Why do you think they are not going to Afghanistan anymore?
Fortunately, nobody is actually proposing that we invade every country where there are training camps. Except for Somalia, there are mostly functioning governments in the other places you mention, and many that you didn’t. We don’t have to invade and overthrow governments that don’t actually want Al Qaeda in their country, we are giving them assistance to get them to crack down on AQ themselves. It works better in some places than others.
If we withdrew from Afghanistan, everyone knows the government there would be ineffective and probably collapse quickly. That’s why we stay there, as Sam said, because it is the best of the worst options.
But tell me: if you are willing to disengage from every place where we have troops to fight AQ, or help others carry out the fight, which seems to be what you are proposing, what is your plan for these enemies of the United States?
President Obama’s Secret: Only 100 Al Qaeda Now in Afghanistan « RAWA News 100 Al Queda in Afghanistan, according to McChristal. How can Al Queada be a problem? The Taliba=n wants to set up a religious government in Afghanistan. they have no interest in America or Al Queada.
I’m not sure we’re talking about the same Taliban. Are you talking about those guys who gave Bin Laden safe haven before AND after the 9/11 attacks?
Actually, much as it irks me to say it (and agree with gonzo while disagreeing with you), I think gonzo has a point on this one. The Taliban probably DON’T give much of a damn about the US, at least here at home.
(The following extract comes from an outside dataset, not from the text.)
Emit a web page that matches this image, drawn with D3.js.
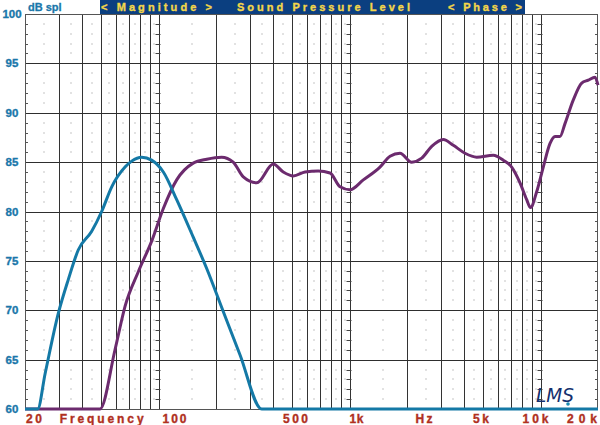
<!DOCTYPE html>
<html><head><meta charset="utf-8">
<script src="https://cdn.jsdelivr.net/npm/d3@7"></script>
<style>body{margin:0;background:#fff}svg{display:block}</style>
</head><body>
<svg id="c" width="600" height="425"></svg>
<script>
// ---- data ----
const blueFreq = [20, 23.3, 25.5, 29.9, 33.7, 38.0, 44.7, 50.4, 56.9, 66.8, 72.4, 81.7, 92, 106, 124.5, 152, 179, 218, 267, 347, 1000, 20000];
const blueDb   = [60, 60, 63.6, 69.7, 73.1, 76.1, 78.0, 80.0, 82.5, 84.5, 85.1, 85.5, 85.2, 84.0, 81.2, 77.4, 74.2, 69.9, 65.5, 60, 60, 60];
const purpleFreq = [20, 49.4, 59.2, 66.8, 78.4, 92.1, 106, 124.5, 152, 179, 214, 246, 278, 327, 399, 450, 508, 585, 686, 791, 892, 1006, 1181, 1444, 1630, 1838, 2116, 2388, 2694, 3098, 3496, 4024, 4634, 5660, 6386, 7065, 7812, 8466, 8865, 9550, 10340, 11216, 11913, 12650, 13434, 14852, 16432, 17792, 19290, 20000];
const purpleDb   = [60, 60, 66.0, 70.4, 73.9, 77.0, 80.3, 83.2, 84.9, 85.3, 85.5, 85.0, 83.5, 82.9, 84.8, 84.0, 83.6, 84.0, 84.1, 83.9, 82.5, 82.2, 83.2, 84.5, 85.6, 85.9, 85.0, 85.4, 86.6, 87.3, 86.7, 85.9, 85.5, 85.7, 85.2, 84.5, 82.9, 81.2, 80.4, 82.0, 84.5, 86.9, 87.6, 87.6, 88.9, 91.3, 93.0, 93.3, 93.6, 92.8];
const yTicks = [60, 65, 70, 75, 80, 85, 90, 95, 100];
const xTickLabels = [["20", 20], ["100", 100], ["500", 500], ["1k", 1000], ["5k", 5000], ["10k", 10000], ["20k", 20000]];
const titleParts = ["< Magnitude >", "Sound Pressure Level", "< Phase >"];

// ---- layout ----
const svg = d3.select("#c");
const x = d3.scaleLog().domain([20, 20000]).range([25, 598]);
const y = d3.scaleLinear().domain([60, 100]).range([409, 14]);

const majorF = [], minorF = [];
[10, 100, 1000].forEach(d => {
  for (let k = 1; k <= 9; k++) {
    const f = k * d;
    if (f > 20 && f < 20000) majorF.push(f);
    const h = (k + 0.5) * d;
    if (h > 20 && h < 20000) minorF.push(h);
  }
});
majorF.push(10000);
const dbs = d3.range(61, 100).filter(v => v % 5 !== 0);

const g = svg.append("g");
// minor dots
minorF.forEach(f => dbs.forEach(v => {
  g.append("rect").attr("x", Math.round(x(f)) - 0.5).attr("y", Math.round(y(v)) - 0.5)
    .attr("width", 1).attr("height", 1).attr("fill", "#8a8a8a");
}));
// vertical major lines
g.selectAll("line.v").data(majorF).enter().append("line")
  .attr("x1", d => Math.round(x(d)) + 0.5).attr("x2", d => Math.round(x(d)) + 0.5)
  .attr("y1", y(100)).attr("y2", y(60)).attr("stroke", "#333").attr("stroke-width", 1);
// horizontal major lines
g.selectAll("line.h").data(yTicks.filter(v => v > 60 && v < 100)).enter().append("line")
  .attr("x1", x(20)).attr("x2", x(20000))
  .attr("y1", d => Math.round(y(d)) + 0.5).attr("y2", d => Math.round(y(d)) + 0.5)
  .attr("stroke", "#2e2e2e").attr("stroke-width", 1);
// ticks at decades and edges
[100, 1000, 10000].forEach(f => dbs.forEach(v => {
  g.append("line").attr("x1", x(f) - 3).attr("x2", x(f) + 2)
    .attr("y1", Math.round(y(v)) + 0.5).attr("y2", Math.round(y(v)) + 0.5)
    .attr("stroke", "#444").attr("stroke-width", 1);
}));
dbs.forEach(v => {
  g.append("line").attr("x1", x(20)).attr("x2", x(20) + 3)
    .attr("y1", Math.round(y(v)) + 0.5).attr("y2", Math.round(y(v)) + 0.5).attr("stroke", "#555");
  g.append("line").attr("x1", x(20000) - 3).attr("x2", x(20000))
    .attr("y1", Math.round(y(v)) + 0.5).attr("y2", Math.round(y(v)) + 0.5).attr("stroke", "#555");
});
// frame
g.append("rect").attr("x", x(20) + 0.5).attr("y", y(100) + 0.5)
  .attr("width", x(20000) - x(20) - 1).attr("height", y(60) - y(100))
  .attr("fill", "none").attr("stroke", "#555").attr("stroke-width", 1);

// title bar
svg.append("rect").attr("x", 100).attr("y", 0).attr("width", 425).attr("height", 14).attr("fill", "#0b3f80");
const tPos = [[101, 111], [237, 173], [448, 74]];
titleParts.forEach((t, i) => {
  svg.append("text").attr("x", tPos[i][0]).attr("y", 11).text(t)
    .attr("textLength", tPos[i][1]).attr("lengthAdjust", "spacing")
    .attr("font-family", "Liberation Sans, Arial, sans-serif").attr("font-weight", "bold")
    .attr("font-size", 11).attr("fill", "#f2d64a")
    .attr("stroke", "#f2d64a").attr("stroke-width", 0.35);
});

// y labels
svg.selectAll("text.yl").data(yTicks).enter().append("text")
  .attr("x", 12).attr("y", d => y(d) + 4).attr("text-anchor", "middle")
  .attr("font-family", "Liberation Sans, Arial, sans-serif").attr("font-weight", "bold")
  .attr("font-size", 11.5).attr("fill", "#1a77aa")
  .attr("stroke", "#1a77aa").attr("stroke-width", 0.35).text(d => d);
svg.append("text").attr("x", 28).attr("y", 10.5).text("dB spl")
  .attr("font-family", "Liberation Sans, Arial, sans-serif").attr("font-weight", "bold")
  .attr("font-size", 11).attr("fill", "#1a77aa").attr("stroke", "#1a77aa").attr("stroke-width", 0.3);

// x labels
const xOff = {"20": [1, 16], "100": [4, 24], "500": [-9, 25], "1k": [0, 14], "5k": [-10, 16], "10k": [-18, 26], "20k": [-31, 30]};
const xl = svg.append("g").attr("font-family", "Liberation Sans, Arial, sans-serif")
  .attr("font-weight", "bold").attr("font-size", 12).attr("fill", "#b0301e")
  .attr("stroke", "#b0301e").attr("stroke-width", 0.35);
xTickLabels.forEach(([t, f]) => {
  xl.append("text").attr("x", x(f) + xOff[t][0]).attr("y", 423).text(t)
    .attr("textLength", xOff[t][1]).attr("lengthAdjust", "spacing");
});
xl.append("text").attr("x", x(30) + 1).attr("y", 423).text("Frequency")
  .attr("textLength", 84).attr("lengthAdjust", "spacing");
xl.append("text").attr("x", x(2500) - 10).attr("y", 423).text("Hz")
  .attr("textLength", 17).attr("lengthAdjust", "spacing");

// curves
const line = d3.line().x(d => x(d[0])).y(d => y(d[1])).curve(d3.curveMonotoneX);
svg.append("path").datum(purpleFreq.map((f, i) => [f, purpleDb[i]]))
  .attr("d", line).attr("fill", "none").attr("stroke", "#6c2b6e").attr("stroke-width", 3)
  .attr("stroke-linejoin", "round");
svg.append("path").datum(blueFreq.map((f, i) => [f, blueDb[i]]))
  .attr("d", line).attr("fill", "none").attr("stroke", "#1479a6").attr("stroke-width", 3)
  .attr("stroke-linejoin", "round");

// logo
svg.append("text").attr("x", 536).attr("y", 402).text("LMS")
  .attr("font-family", "DejaVu Sans, sans-serif").attr("font-style", "italic")
  .attr("font-size", 19).attr("fill", "#14306e").attr("textLength", 38).attr("lengthAdjust", "spacingAndGlyphs");
svg.append("circle").attr("cx", 568).attr("cy", 404).attr("r", 1.8).attr("fill", "#1a8ab0");
</script>
</body></html>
They have bigger fish to fry locally and I’m sure that, if we left, they’d cheerfully go back to local tyranny, oppression and civil in-fighting and leave us to our own devices.
Of course, the problem or crux is that if they DO regain control of the country they will almost surely allow AQ the free hand it had in the country prior to 9/11…and THEY most definitely DO have a vested interest in continuing to attack us both abroad and here at home. The fact that they won’t really be able to fight us in Afghanistan if we tuck tail and bolt will probably mean they will either head back to Iraq or, more likely, find new and interesting ways to attack us elsewhere.